WHAT YOU SHOULD DO - Copy all the material that follows, keeping every character the same.

DATA SECTION -
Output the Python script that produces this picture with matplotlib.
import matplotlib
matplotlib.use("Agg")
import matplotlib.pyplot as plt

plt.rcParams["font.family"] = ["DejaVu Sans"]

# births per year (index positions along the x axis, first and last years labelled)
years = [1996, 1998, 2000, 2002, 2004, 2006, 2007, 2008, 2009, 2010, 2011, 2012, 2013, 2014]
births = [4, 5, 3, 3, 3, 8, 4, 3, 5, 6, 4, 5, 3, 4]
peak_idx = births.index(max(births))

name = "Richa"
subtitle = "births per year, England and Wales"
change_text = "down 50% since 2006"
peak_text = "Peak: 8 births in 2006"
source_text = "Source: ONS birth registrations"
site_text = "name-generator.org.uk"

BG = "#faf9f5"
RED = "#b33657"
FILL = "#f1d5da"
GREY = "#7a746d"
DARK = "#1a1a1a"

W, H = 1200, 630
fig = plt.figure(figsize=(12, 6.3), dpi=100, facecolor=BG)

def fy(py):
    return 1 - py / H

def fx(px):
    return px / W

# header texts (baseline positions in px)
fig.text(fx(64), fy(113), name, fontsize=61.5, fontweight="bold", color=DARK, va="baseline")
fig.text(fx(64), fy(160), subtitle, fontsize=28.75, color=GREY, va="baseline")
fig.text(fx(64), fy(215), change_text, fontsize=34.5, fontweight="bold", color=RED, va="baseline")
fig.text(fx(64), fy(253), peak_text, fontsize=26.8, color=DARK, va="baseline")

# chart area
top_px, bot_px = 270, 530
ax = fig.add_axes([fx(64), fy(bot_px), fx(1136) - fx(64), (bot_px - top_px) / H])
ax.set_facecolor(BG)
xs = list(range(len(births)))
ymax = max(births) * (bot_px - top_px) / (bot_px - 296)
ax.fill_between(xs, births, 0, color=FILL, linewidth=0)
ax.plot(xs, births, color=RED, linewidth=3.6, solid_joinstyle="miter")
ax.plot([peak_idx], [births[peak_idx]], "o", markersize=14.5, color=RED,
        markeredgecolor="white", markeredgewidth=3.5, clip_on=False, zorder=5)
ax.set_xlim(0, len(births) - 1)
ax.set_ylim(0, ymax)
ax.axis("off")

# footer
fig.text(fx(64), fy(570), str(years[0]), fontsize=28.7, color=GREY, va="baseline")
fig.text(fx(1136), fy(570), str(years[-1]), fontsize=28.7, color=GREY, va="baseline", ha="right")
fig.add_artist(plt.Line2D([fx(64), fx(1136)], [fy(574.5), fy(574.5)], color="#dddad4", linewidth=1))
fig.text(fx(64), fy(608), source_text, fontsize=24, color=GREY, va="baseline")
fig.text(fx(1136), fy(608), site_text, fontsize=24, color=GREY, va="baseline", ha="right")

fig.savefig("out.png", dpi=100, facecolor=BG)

OUTPUT OF THE TASK -
Output the Python script that produces this picture with matplotlib.
import matplotlib
matplotlib.use("Agg")
import matplotlib.pyplot as plt

plt.rcParams["font.family"] = ["DejaVu Sans"]

# births per year (index positions along the x axis, first and last years labelled)
years = [1996, 1998, 2000, 2002, 2004, 2006, 2007, 2008, 2009, 2010, 2011, 2012, 2013, 2014]
births = [4, 5, 3, 3, 3, 8, 4, 3, 5, 6, 4, 5, 3, 4]
peak_idx = births.index(max(births))

name = "Richa"
subtitle = "births per year, England and Wales"
change_text = "down 50% since 2006"
peak_text = "Peak: 8 births in 2006"
source_text = "Source: ONS birth registrations"
site_text = "name-generator.org.uk"

BG = "#faf9f5"
RED = "#b33657"
FILL = "#f1d5da"
GREY = "#7a746d"
DARK = "#1a1a1a"

W, H = 1200, 630
fig = plt.figure(figsize=(12, 6.3), dpi=100, facecolor=BG)

def fy(py):
    return 1 - py / H

def fx(px):
    return px / W

# header texts (baseline positions in px)
fig.text(fx(64), fy(113), name, fontsize=61.5, fontweight="bold", color=DARK, va="baseline")
fig.text(fx(64), fy(160), subtitle, fontsize=28.75, color=GREY, va="baseline")
fig.text(fx(64), fy(215), change_text, fontsize=34.5, fontweight="bold", color=RED, va="baseline")
fig.text(fx(64), fy(253), peak_text, fontsize=26.8, color=DARK, va="baseline")

# chart area
top_px, bot_px = 270, 530
ax = fig.add_axes([fx(64), fy(bot_px), fx(1136) - fx(64), (bot_px - top_px) / H])
ax.set_facecolor(BG)
xs = list(range(len(births)))
ymax = max(births) * (bot_px - top_px) / (bot_px - 296)
ax.fill_between(xs, births, 0, color=FILL, linewidth=0)
ax.plot(xs, births, color=RED, linewidth=3.6, solid_joinstyle="miter")
ax.plot([peak_idx], [births[peak_idx]], "o", markersize=14.5, color=RED,
        markeredgecolor="white", markeredgewidth=3.5, clip_on=False, zorder=5)
ax.set_xlim(0, len(births) - 1)
ax.set_ylim(0, ymax)
ax.axis("off")

# footer
fig.text(fx(64), fy(570), str(years[0]), fontsize=28.7, color=GREY, va="baseline")
fig.text(fx(1136), fy(570), str(years[-1]), fontsize=28.7, color=GREY, va="baseline", ha="right")
fig.add_artist(plt.Line2D([fx(64), fx(1136)], [fy(574.5), fy(574.5)], color="#dddad4", linewidth=1))
fig.text(fx(64), fy(608), source_text, fontsize=24, color=GREY, va="baseline")
fig.text(fx(1136), fy(608), site_text, fontsize=24, color=GREY, va="baseline", ha="right")

fig.savefig("out.png", dpi=100, facecolor=BG)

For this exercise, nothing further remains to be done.